ROVworld Subsea Information

IMCA provides guidance on training offshore supervisors
Date: Thursday, February 05, 2009 @ 12:00:00 EST
Topic: GENERAL NEWS


IMCA provides guidance on training offshore supervisorsA 'Catch 22' situation has been solved by the International Marine Contractors Association (IMCA) with the publication of its latest guidance 'Outline syllabus for training of personnel in supervisory positions' (IMCA C 011).

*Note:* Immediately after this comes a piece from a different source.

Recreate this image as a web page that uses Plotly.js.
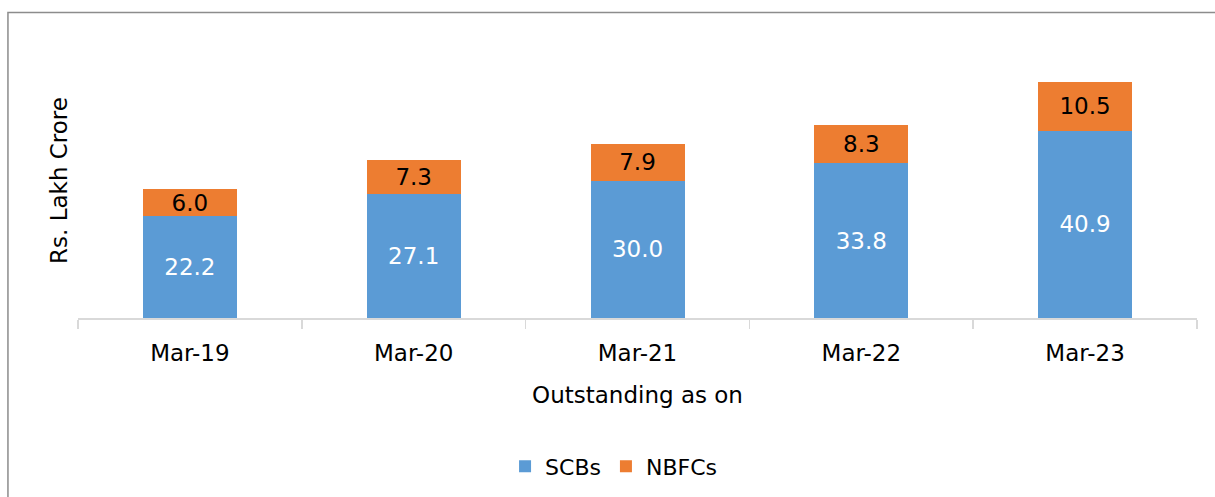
<!DOCTYPE html>
<html>
<head>
<meta charset="utf-8">
<script src="https://cdn.plot.ly/plotly-3.0.1.min.js"></script>
<style>html,body{margin:0;padding:0;background:#fff;}#chart{width:1215px;height:497px;}</style>
</head>
<body>
<div id="chart"></div>
<script>
const categories = ["Mar-19", "Mar-20", "Mar-21", "Mar-22", "Mar-23"];
const scbs = [22.2, 27.1, 30.0, 33.8, 40.9];
const nbfcs = [6.0, 7.3, 7.9, 8.3, 10.5];

const FONT = "DejaVu Sans";
const traces = [
  {
    type: "bar", name: "SCBs", x: categories, y: scbs,
    marker: {color: "#5B9BD5", line: {width: 0}},
    text: scbs.map(v => v.toFixed(1)), textposition: "inside", insidetextanchor: "middle",
    constraintext: "none",
    textfont: {family: FONT, size: 23, color: "#ffffff"},
    hoverinfo: "skip"
  },
  {
    type: "bar", name: "NBFCs", x: categories, y: nbfcs,
    marker: {color: "#ED7D31", line: {width: 0}},
    text: nbfcs.map(v => v.toFixed(1)), textposition: "inside", insidetextanchor: "middle",
    constraintext: "none",
    textfont: {family: FONT, size: 23, color: "#000000"},
    hoverinfo: "skip"
  }
];

const layout = {
  width: 1215, height: 497,
  margin: {l: 78, r: 18, t: 43, b: 179, autoexpand: false},
  barmode: "stack", bargap: 0.58,
  paper_bgcolor: "#ffffff", plot_bgcolor: "#ffffff",
  font: {family: FONT, size: 23, color: "#000000"},
  showlegend: true,
  legend: {orientation: "h", x: 0.4786, xanchor: "center", y: -0.54, yanchor: "middle",
           font: {family: FONT, size: 22, color: "#000000"}, traceorder: "normal", itemwidth: 30},
  xaxis: {
    type: "category", automargin: false,
    showline: true, linecolor: "#d9d9d9", linewidth: 1.5,
    ticks: "outside", tickson: "boundaries", ticklen: 9, tickcolor: "#d9d9d9", tickwidth: 1.5,
    ticklabelstandoff: 14,
    tickfont: {family: FONT, size: 23, color: "#000000"},
    showgrid: false, zeroline: false, fixedrange: true,
    title: {text: "Outstanding as on", font: {family: FONT, size: 23, color: "#000000"}, standoff: 22}
  },
  yaxis: {
    range: [0, 60], automargin: false,
    showline: false, showticklabels: false, ticks: "", showgrid: false, zeroline: false, fixedrange: true,
    title: {text: "Rs. Lakh Crore", font: {family: FONT, size: 23, color: "#000000"}, standoff: 2}
  },
  shapes: [{
    type: "rect", xref: "paper", yref: "paper",
    x0: -0.0626, x1: 1.03, y0: -0.7, y1: 1.1109,
    line: {color: "#8c8c8c", width: 1.5}, fillcolor: "rgba(0,0,0,0)", layer: "below"
  }]
};

Plotly.newPlot("chart", traces, layout, {staticPlot: true, displayModeBar: false});
</script>
</body>
</html>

"Within the relevant committees and at our annual seminar members have discussed the pressing need for guidance on the training of offshore supervisors, having found that those who have demonstrated technical competence can often be promoted to positions of responsibility, only to find that they have inadequate competence in supervisory skills and an incomplete or superficial understanding of the business of leading and managing their fellow employees," explains IMCA's Chief Executive, Hugh Williams. "The result can be an unhappy one for both the individual concerned and for employers.

"A number of IMCA member companies have in-house courses on leadership, management and supervisory skills. We have therefore drawn together some of the subject headings from these courses in the proposed syllabus for the training of supervisors, which can be used by members and other training providers to develop a course appropriate to their needs."

The aim of the new document is to provide a framework or syllabus for a training course suitable for supervisors and team leaders from all areas within the marine contracting sector, both on- and offshore. It could also apply to newly appointed managers and those who have some experience of managing but who have received no formal training. The syllabus aims to provide clear guidelines on supervisory and leadership skills, as this aspect of the role of the supervisor or manager can be both difficult and important.

Under ten main headings - The role of the supervisor; Managing yourself; Managing and supervising your team; Cultural differences; Communications; Delegation; Managing, assessing and monitoring performance; Training and development; Safety leadership and management; and Managing change - the slim volume lists a number of vital points for discussion in a course which, it is suggested, would take two days or be tailored to the needs of IMCA member companies.